[Given problem] Repeat the records verbatim and leave the pictures out of your copy.

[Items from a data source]
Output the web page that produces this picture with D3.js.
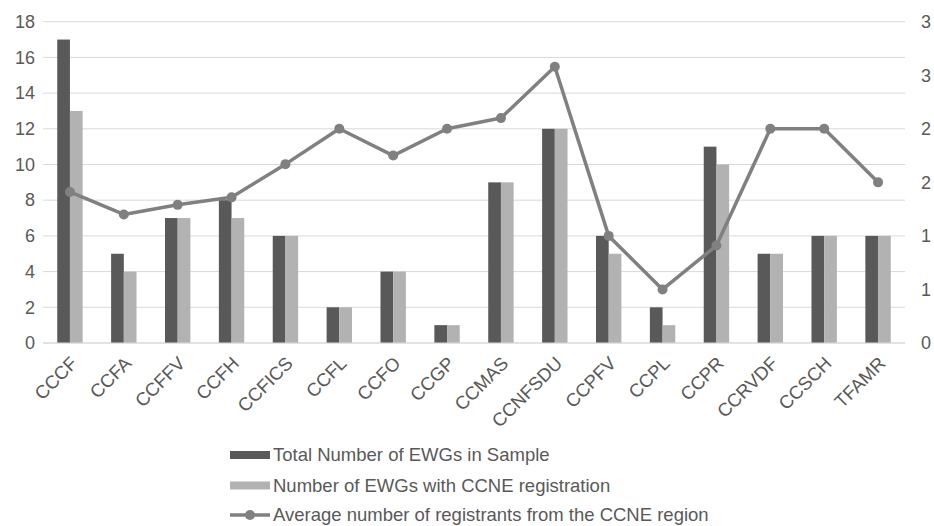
<!DOCTYPE html>
<html><head><meta charset="utf-8">
<script src="https://cdn.jsdelivr.net/npm/d3@7"></script>
<style>body{margin:0;background:#fff;} text{font-family:"Liberation Sans",Arial,sans-serif;fill:#595959;}</style>
</head><body>
<svg id="c" width="934" height="526"></svg>
<script>
const categories = ["CCCF","CCFA","CCFFV","CCFH","CCFICS","CCFL","CCFO","CCGP","CCMAS","CCNFSDU","CCPFV","CCPL","CCPR","CCRVDF","CCSCH","TFAMR"];
const totalEWGs = [17,5,7,8,6,2,4,1,9,12,6,2,11,5,6,6];
const ccneEWGs = [13,4,7,7,6,2,4,1,9,12,5,1,10,5,6,6];
const avgRegistrants = [1.41,1.2,1.29,1.36,1.67,2,1.75,2,2.1,2.58,1,0.5,0.91,2,2,1.5];
const leftTicks = [0,2,4,6,8,10,12,14,16,18];
const rightTicks = [0,0.5,1,1.5,2,2.5,3];
const rightTickLabels = ["0","1","1","2","2","3","3"];
const seriesNames = ["Total Number of EWGs in Sample","Number of EWGs with CCNE registration","Average number of registrants from the CCNE region"];

const svg = d3.select("#c");
const L = 43, R = 905, T = 21.7, B = 343;
const x = d3.scaleBand().domain(categories).range([L, R]);
const yL = d3.scaleLinear().domain([0,18]).range([B, T]);
const yR = d3.scaleLinear().domain([0,3]).range([B, T]);
const cDark = "#595959", cLight = "#b2b2b2", cLine = "#808080";

// gridlines
svg.append("g").selectAll("line").data(leftTicks).join("line")
  .attr("x1", L).attr("x2", R).attr("y1", d => yL(d)).attr("y2", d => yL(d))
  .attr("stroke", "#d9d9d9").attr("stroke-width", 1);

// left axis
const axL = svg.append("g").attr("transform", `translate(${L},0)`)
  .call(d3.axisLeft(yL).tickValues(leftTicks).tickSize(0).tickPadding(8));
axL.select(".domain").remove();
axL.selectAll("text").style("font-size","18px").attr("fill","#595959");

// right axis
const axR = svg.append("g").attr("transform", `translate(${R},0)`)
  .call(d3.axisRight(yR).tickValues(rightTicks).tickFormat((d,i) => rightTickLabels[i]).tickSize(0).tickPadding(16));
axR.select(".domain").remove();
axR.selectAll("text").style("font-size","18px").attr("fill","#595959");

// bars
const bw = 12.7;
svg.append("g").selectAll("rect").data(totalEWGs).join("rect")
  .attr("x", (d,i) => x(categories[i]) + x.bandwidth()/2 - bw)
  .attr("width", bw).attr("y", d => yL(d)).attr("height", d => B - yL(d)).attr("fill", cDark);
svg.append("g").selectAll("rect").data(ccneEWGs).join("rect")
  .attr("x", (d,i) => x(categories[i]) + x.bandwidth()/2)
  .attr("width", bw).attr("y", d => yL(d)).attr("height", d => B - yL(d)).attr("fill", cLight);

// bottom axis line
svg.append("line").attr("x1", L).attr("x2", R).attr("y1", B).attr("y2", B).attr("stroke", "#d9d9d9");

// line
const line = d3.line().x((d,i) => x(categories[i]) + x.bandwidth()/2).y(d => yR(d));
svg.append("path").datum(avgRegistrants).attr("d", line).attr("fill","none")
  .attr("stroke", cLine).attr("stroke-width", 3.5).attr("stroke-linejoin","round");
svg.append("g").selectAll("circle").data(avgRegistrants).join("circle")
  .attr("cx", (d,i) => x(categories[i]) + x.bandwidth()/2).attr("cy", d => yR(d))
  .attr("r", 5).attr("fill", cLine);

// category labels
svg.append("g").selectAll("text").data(categories).join("text")
  .attr("transform", d => `translate(${x(d) + x.bandwidth()/2 + 4},${B + 17}) rotate(-45)`)
  .attr("text-anchor","end").attr("dy","0.35em")
  .style("font-size","18.5px").text(d => d);

// legend
const lg = svg.append("g");
const lx = 230, ly = [455, 485.5, 515];
lg.append("rect").attr("x", lx).attr("y", ly[0]-4).attr("width", 40).attr("height", 8).attr("fill", cDark);
lg.append("rect").attr("x", lx).attr("y", ly[1]-4).attr("width", 40).attr("height", 8).attr("fill", cLight);
lg.append("line").attr("x1", lx).attr("x2", lx+40).attr("y1", ly[2]).attr("y2", ly[2]).attr("stroke", cLine).attr("stroke-width", 3.5);
lg.append("circle").attr("cx", lx+20).attr("cy", ly[2]).attr("r", 5).attr("fill", cLine);
lg.selectAll("text").data(seriesNames).join("text")
  .attr("x", lx+43).attr("y", (d,i) => ly[i]).attr("dy","0.35em")
  .style("font-size","18.5px").text(d => d);
</script>
</body></html>
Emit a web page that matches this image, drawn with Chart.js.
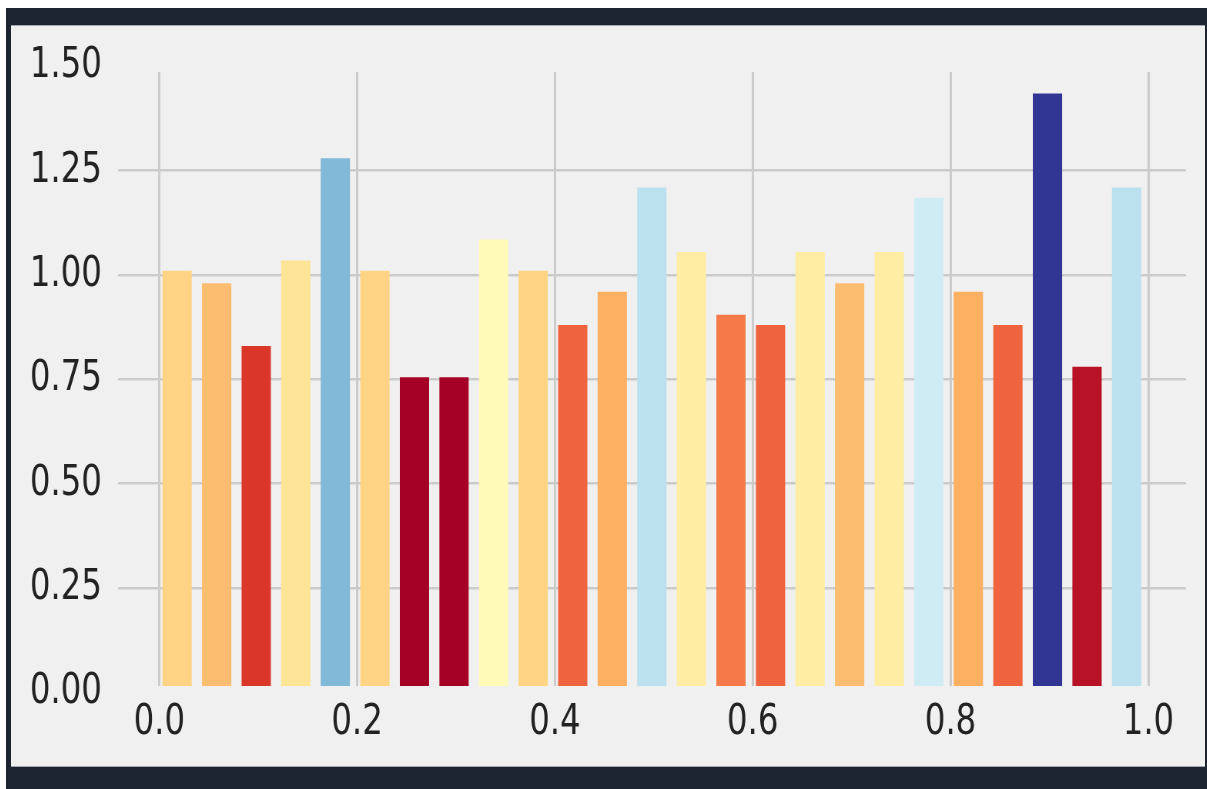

[Response to this exercise]
Output the web page that produces this picture with D3.js.
<!DOCTYPE html>
<html><head><meta charset="utf-8">
<script src="https://cdn.jsdelivr.net/npm/d3@7"></script>
<style>body{margin:0;background:#fff;} text{font-family:"Liberation Sans",Arial,sans-serif;fill:#595959;}</style>
</head><body>
<svg id="c" width="934" height="526"></svg>
<script>
const categories = ["CCCF","CCFA","CCFFV","CCFH","CCFICS","CCFL","CCFO","CCGP","CCMAS","CCNFSDU","CCPFV","CCPL","CCPR","CCRVDF","CCSCH","TFAMR"];
const totalEWGs = [17,5,7,8,6,2,4,1,9,12,6,2,11,5,6,6];
const ccneEWGs = [13,4,7,7,6,2,4,1,9,12,5,1,10,5,6,6];
const avgRegistrants = [1.41,1.2,1.29,1.36,1.67,2,1.75,2,2.1,2.58,1,0.5,0.91,2,2,1.5];
const leftTicks = [0,2,4,6,8,10,12,14,16,18];
const rightTicks = [0,0.5,1,1.5,2,2.5,3];
const rightTickLabels = ["0","1","1","2","2","3","3"];
const seriesNames = ["Total Number of EWGs in Sample","Number of EWGs with CCNE registration","Average number of registrants from the CCNE region"];

const svg = d3.select("#c");
const L = 43, R = 905, T = 21.7, B = 343;
const x = d3.scaleBand().domain(categories).range([L, R]);
const yL = d3.scaleLinear().domain([0,18]).range([B, T]);
const yR = d3.scaleLinear().domain([0,3]).range([B, T]);
const cDark = "#595959", cLight = "#b2b2b2", cLine = "#808080";

// gridlines
svg.append("g").selectAll("line").data(leftTicks).join("line")
  .attr("x1", L).attr("x2", R).attr("y1", d => yL(d)).attr("y2", d => yL(d))
  .attr("stroke", "#d9d9d9").attr("stroke-width", 1);

// left axis
const axL = svg.append("g").attr("transform", `translate(${L},0)`)
  .call(d3.axisLeft(yL).tickValues(leftTicks).tickSize(0).tickPadding(8));
axL.select(".domain").remove();
axL.selectAll("text").style("font-size","18px").attr("fill","#595959");

// right axis
const axR = svg.append("g").attr("transform", `translate(${R},0)`)
  .call(d3.axisRight(yR).tickValues(rightTicks).tickFormat((d,i) => rightTickLabels[i]).tickSize(0).tickPadding(16));
axR.select(".domain").remove();
axR.selectAll("text").style("font-size","18px").attr("fill","#595959");

// bars
const bw = 12.7;
svg.append("g").selectAll("rect").data(totalEWGs).join("rect")
  .attr("x", (d,i) => x(categories[i]) + x.bandwidth()/2 - bw)
  .attr("width", bw).attr("y", d => yL(d)).attr("height", d => B - yL(d)).attr("fill", cDark);
svg.append("g").selectAll("rect").data(ccneEWGs).join("rect")
  .attr("x", (d,i) => x(categories[i]) + x.bandwidth()/2)
  .attr("width", bw).attr("y", d => yL(d)).attr("height", d => B - yL(d)).attr("fill", cLight);

// bottom axis line
svg.append("line").attr("x1", L).attr("x2", R).attr("y1", B).attr("y2", B).attr("stroke", "#d9d9d9");

// line
const line = d3.line().x((d,i) => x(categories[i]) + x.bandwidth()/2).y(d => yR(d));
svg.append("path").datum(avgRegistrants).attr("d", line).attr("fill","none")
  .attr("stroke", cLine).attr("stroke-width", 3.5).attr("stroke-linejoin","round");
svg.append("g").selectAll("circle").data(avgRegistrants).join("circle")
  .attr("cx", (d,i) => x(categories[i]) + x.bandwidth()/2).attr("cy", d => yR(d))
  .attr("r", 5).attr("fill", cLine);

// category labels
svg.append("g").selectAll("text").data(categories).join("text")
  .attr("transform", d => `translate(${x(d) + x.bandwidth()/2 + 4},${B + 17}) rotate(-45)`)
  .attr("text-anchor","end").attr("dy","0.35em")
  .style("font-size","18.5px").text(d => d);

// legend
const lg = svg.append("g");
const lx = 230, ly = [455, 485.5, 515];
lg.append("rect").attr("x", lx).attr("y", ly[0]-4).attr("width", 40).attr("height", 8).attr("fill", cDark);
lg.append("rect").attr("x", lx).attr("y", ly[1]-4).attr("width", 40).attr("height", 8).attr("fill", cLight);
lg.append("line").attr("x1", lx).attr("x2", lx+40).attr("y1", ly[2]).attr("y2", ly[2]).attr("stroke", cLine).attr("stroke-width", 3.5);
lg.append("circle").attr("cx", lx+20).attr("cy", ly[2]).attr("r", 5).attr("fill", cLine);
lg.selectAll("text").data(seriesNames).join("text")
  .attr("x", lx+43).attr("y", (d,i) => ly[i]).attr("dy","0.35em")
  .style("font-size","18.5px").text(d => d);
</script>
</body></html>
Emit a web page that matches this image, drawn with Chart.js.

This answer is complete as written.